• _STATED GOAL_
Pictures in the data below are not part of the copy; transcribe everything else exactly.

• _AVAILABLE DATA_
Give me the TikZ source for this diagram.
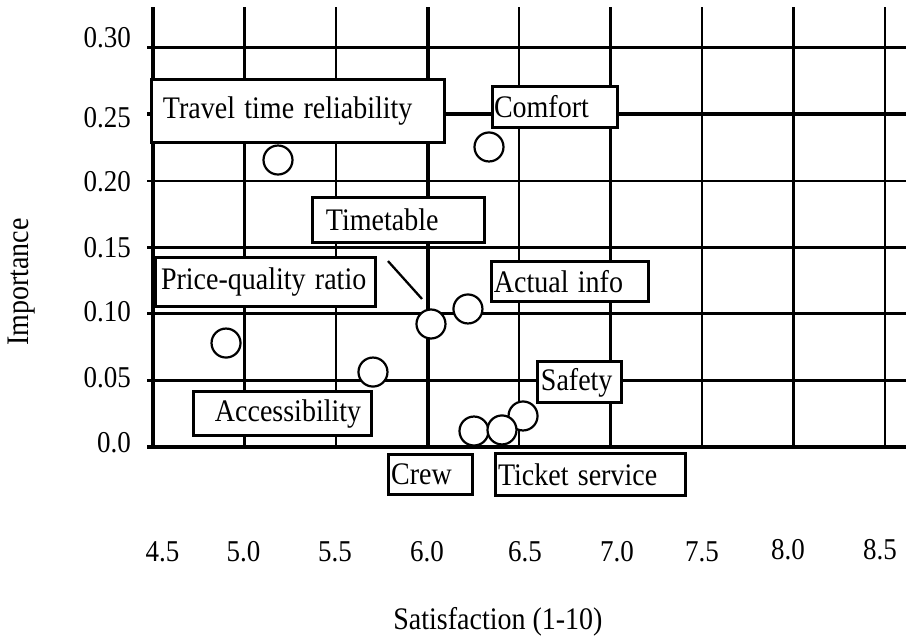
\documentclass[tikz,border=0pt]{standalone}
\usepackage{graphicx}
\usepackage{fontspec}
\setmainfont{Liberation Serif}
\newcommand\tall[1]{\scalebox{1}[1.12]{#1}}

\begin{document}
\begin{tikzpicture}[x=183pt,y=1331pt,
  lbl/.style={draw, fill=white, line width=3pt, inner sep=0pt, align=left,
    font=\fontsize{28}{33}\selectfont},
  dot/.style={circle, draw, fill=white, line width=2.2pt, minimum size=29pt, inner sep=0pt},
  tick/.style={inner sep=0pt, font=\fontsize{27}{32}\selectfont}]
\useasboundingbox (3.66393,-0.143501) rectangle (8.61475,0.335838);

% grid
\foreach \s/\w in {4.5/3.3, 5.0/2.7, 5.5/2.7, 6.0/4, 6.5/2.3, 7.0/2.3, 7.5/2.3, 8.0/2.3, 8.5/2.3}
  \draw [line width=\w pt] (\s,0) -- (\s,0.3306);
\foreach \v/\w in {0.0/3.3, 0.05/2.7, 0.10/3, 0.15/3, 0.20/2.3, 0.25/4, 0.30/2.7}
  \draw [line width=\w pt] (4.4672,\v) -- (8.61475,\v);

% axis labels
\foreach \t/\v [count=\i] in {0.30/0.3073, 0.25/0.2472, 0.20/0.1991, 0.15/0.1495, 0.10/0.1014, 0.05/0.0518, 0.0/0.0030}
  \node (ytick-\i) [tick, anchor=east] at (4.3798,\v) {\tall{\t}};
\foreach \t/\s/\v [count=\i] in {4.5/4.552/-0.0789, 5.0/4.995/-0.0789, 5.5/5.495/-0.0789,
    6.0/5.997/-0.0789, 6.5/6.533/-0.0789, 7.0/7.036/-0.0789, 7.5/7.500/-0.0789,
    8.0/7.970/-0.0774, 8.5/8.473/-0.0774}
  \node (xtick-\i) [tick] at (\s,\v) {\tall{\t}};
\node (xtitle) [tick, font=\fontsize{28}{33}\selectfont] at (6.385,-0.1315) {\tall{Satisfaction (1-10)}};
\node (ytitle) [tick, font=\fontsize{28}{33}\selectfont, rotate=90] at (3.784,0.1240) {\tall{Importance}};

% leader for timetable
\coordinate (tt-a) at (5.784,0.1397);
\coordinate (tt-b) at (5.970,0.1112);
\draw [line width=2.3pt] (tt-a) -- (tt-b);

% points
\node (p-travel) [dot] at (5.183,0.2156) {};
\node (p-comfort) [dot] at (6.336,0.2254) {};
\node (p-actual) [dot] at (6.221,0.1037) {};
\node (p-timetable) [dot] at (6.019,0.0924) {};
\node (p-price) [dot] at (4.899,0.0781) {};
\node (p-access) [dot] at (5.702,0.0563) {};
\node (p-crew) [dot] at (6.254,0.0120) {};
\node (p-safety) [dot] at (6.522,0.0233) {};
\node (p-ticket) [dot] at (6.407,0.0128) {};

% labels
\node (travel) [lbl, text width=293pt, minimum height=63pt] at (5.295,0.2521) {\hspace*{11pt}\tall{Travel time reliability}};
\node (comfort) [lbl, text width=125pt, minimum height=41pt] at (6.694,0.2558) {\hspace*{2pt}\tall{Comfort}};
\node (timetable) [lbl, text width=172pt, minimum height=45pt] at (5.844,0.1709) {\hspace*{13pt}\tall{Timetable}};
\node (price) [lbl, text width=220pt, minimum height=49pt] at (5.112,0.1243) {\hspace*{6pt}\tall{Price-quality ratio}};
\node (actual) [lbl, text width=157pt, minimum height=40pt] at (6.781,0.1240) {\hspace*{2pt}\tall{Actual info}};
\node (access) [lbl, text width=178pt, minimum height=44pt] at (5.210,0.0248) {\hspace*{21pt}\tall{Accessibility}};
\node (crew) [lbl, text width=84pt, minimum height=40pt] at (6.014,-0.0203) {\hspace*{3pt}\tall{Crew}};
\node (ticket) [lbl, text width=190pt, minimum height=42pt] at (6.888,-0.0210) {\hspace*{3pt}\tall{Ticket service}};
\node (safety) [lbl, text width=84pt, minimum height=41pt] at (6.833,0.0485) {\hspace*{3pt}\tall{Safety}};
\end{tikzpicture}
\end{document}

• _COMPLETED TASK_
Give me the TikZ source for this diagram.
\documentclass[tikz,border=0pt]{standalone}
\usepackage{graphicx}
\usepackage{fontspec}
\setmainfont{Liberation Serif}
\newcommand\tall[1]{\scalebox{1}[1.12]{#1}}

\begin{document}
\begin{tikzpicture}[x=183pt,y=1331pt,
  lbl/.style={draw, fill=white, line width=3pt, inner sep=0pt, align=left,
    font=\fontsize{28}{33}\selectfont},
  dot/.style={circle, draw, fill=white, line width=2.2pt, minimum size=29pt, inner sep=0pt},
  tick/.style={inner sep=0pt, font=\fontsize{27}{32}\selectfont}]
\useasboundingbox (3.66393,-0.143501) rectangle (8.61475,0.335838);

% grid
\foreach \s/\w in {4.5/3.3, 5.0/2.7, 5.5/2.7, 6.0/4, 6.5/2.3, 7.0/2.3, 7.5/2.3, 8.0/2.3, 8.5/2.3}
  \draw [line width=\w pt] (\s,0) -- (\s,0.3306);
\foreach \v/\w in {0.0/3.3, 0.05/2.7, 0.10/3, 0.15/3, 0.20/2.3, 0.25/4, 0.30/2.7}
  \draw [line width=\w pt] (4.4672,\v) -- (8.61475,\v);

% axis labels
\foreach \t/\v [count=\i] in {0.30/0.3073, 0.25/0.2472, 0.20/0.1991, 0.15/0.1495, 0.10/0.1014, 0.05/0.0518, 0.0/0.0030}
  \node (ytick-\i) [tick, anchor=east] at (4.3798,\v) {\tall{\t}};
\foreach \t/\s/\v [count=\i] in {4.5/4.552/-0.0789, 5.0/4.995/-0.0789, 5.5/5.495/-0.0789,
    6.0/5.997/-0.0789, 6.5/6.533/-0.0789, 7.0/7.036/-0.0789, 7.5/7.500/-0.0789,
    8.0/7.970/-0.0774, 8.5/8.473/-0.0774}
  \node (xtick-\i) [tick] at (\s,\v) {\tall{\t}};
\node (xtitle) [tick, font=\fontsize{28}{33}\selectfont] at (6.385,-0.1315) {\tall{Satisfaction (1-10)}};
\node (ytitle) [tick, font=\fontsize{28}{33}\selectfont, rotate=90] at (3.784,0.1240) {\tall{Importance}};

% leader for timetable
\coordinate (tt-a) at (5.784,0.1397);
\coordinate (tt-b) at (5.970,0.1112);
\draw [line width=2.3pt] (tt-a) -- (tt-b);

% points
\node (p-travel) [dot] at (5.183,0.2156) {};
\node (p-comfort) [dot] at (6.336,0.2254) {};
\node (p-actual) [dot] at (6.221,0.1037) {};
\node (p-timetable) [dot] at (6.019,0.0924) {};
\node (p-price) [dot] at (4.899,0.0781) {};
\node (p-access) [dot] at (5.702,0.0563) {};
\node (p-crew) [dot] at (6.254,0.0120) {};
\node (p-safety) [dot] at (6.522,0.0233) {};
\node (p-ticket) [dot] at (6.407,0.0128) {};

% labels
\node (travel) [lbl, text width=293pt, minimum height=63pt] at (5.295,0.2521) {\hspace*{11pt}\tall{Travel time reliability}};
\node (comfort) [lbl, text width=125pt, minimum height=41pt] at (6.694,0.2558) {\hspace*{2pt}\tall{Comfort}};
\node (timetable) [lbl, text width=172pt, minimum height=45pt] at (5.844,0.1709) {\hspace*{13pt}\tall{Timetable}};
\node (price) [lbl, text width=220pt, minimum height=49pt] at (5.112,0.1243) {\hspace*{6pt}\tall{Price-quality ratio}};
\node (actual) [lbl, text width=157pt, minimum height=40pt] at (6.781,0.1240) {\hspace*{2pt}\tall{Actual info}};
\node (access) [lbl, text width=178pt, minimum height=44pt] at (5.210,0.0248) {\hspace*{21pt}\tall{Accessibility}};
\node (crew) [lbl, text width=84pt, minimum height=40pt] at (6.014,-0.0203) {\hspace*{3pt}\tall{Crew}};
\node (ticket) [lbl, text width=190pt, minimum height=42pt] at (6.888,-0.0210) {\hspace*{3pt}\tall{Ticket service}};
\node (safety) [lbl, text width=84pt, minimum height=41pt] at (6.833,0.0485) {\hspace*{3pt}\tall{Safety}};
\end{tikzpicture}
\end{document}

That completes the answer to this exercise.